Multiobjective evolutionary computation for high-order genetic interactions

A number of research works support the relationship between Single Nucleotide Polymorphisms (SNPs) and neurodegenerative diseases (e.g. Alzheimer’s or Parkinson’s Disease). It has been proven that these neurodegenerative diseases are mainly caused by the interaction of different SNPs. The complexity of identifying genetic interactions increases exponentially with two factors: (i) the number of SNPs contained in the biological dataset under study and (ii) the number of SNPs involved in the interaction.

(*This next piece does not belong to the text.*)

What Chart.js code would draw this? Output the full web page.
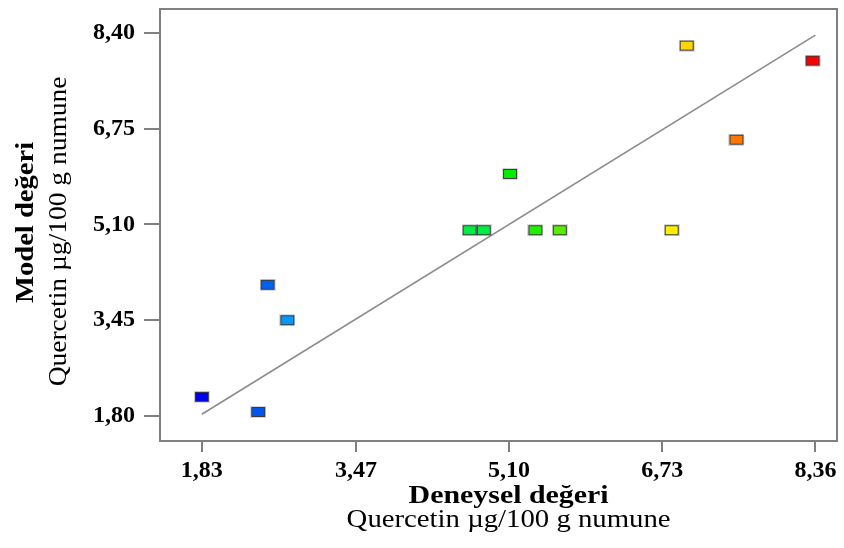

Therefore, this paper proposes the application of two of the most successful multiobjective evolutionary algorithms to solve this problem: a Reference-point based Many-objective Fast Non-dominated Sorting Genetic Algorithm (NSGA-III) and a Multiobjective Evolutionary Algorithm based on Decomposition with Dynamical Resource Allocation (MOEA/D-DRA). These algorithms have been tested with four datasets (including a real dataset about Bipolar Disorder with 425,574 SNPs) and three interaction sizes: 2, 5, and 8 loci. In addition, they have been compared against well-known and relevant approaches published in the literature, in both multiobjective and biological terms. The results clearly show the advantages of the approach based on NSGA-III. Particularly, NSGA-III improves the results obtained by other algorithms in multiobjective terms (by means of Hypervolume and Set Coverage indicators) and in biological terms (by means of Power, Recall, Precision, and F-measure metrics). Moreover, it reveals new 2 and 5 loci interactions over a Bipolar Disorder real dataset. Therefore, NSGA-III represents a relevant approach to detect high-order genetic interactions.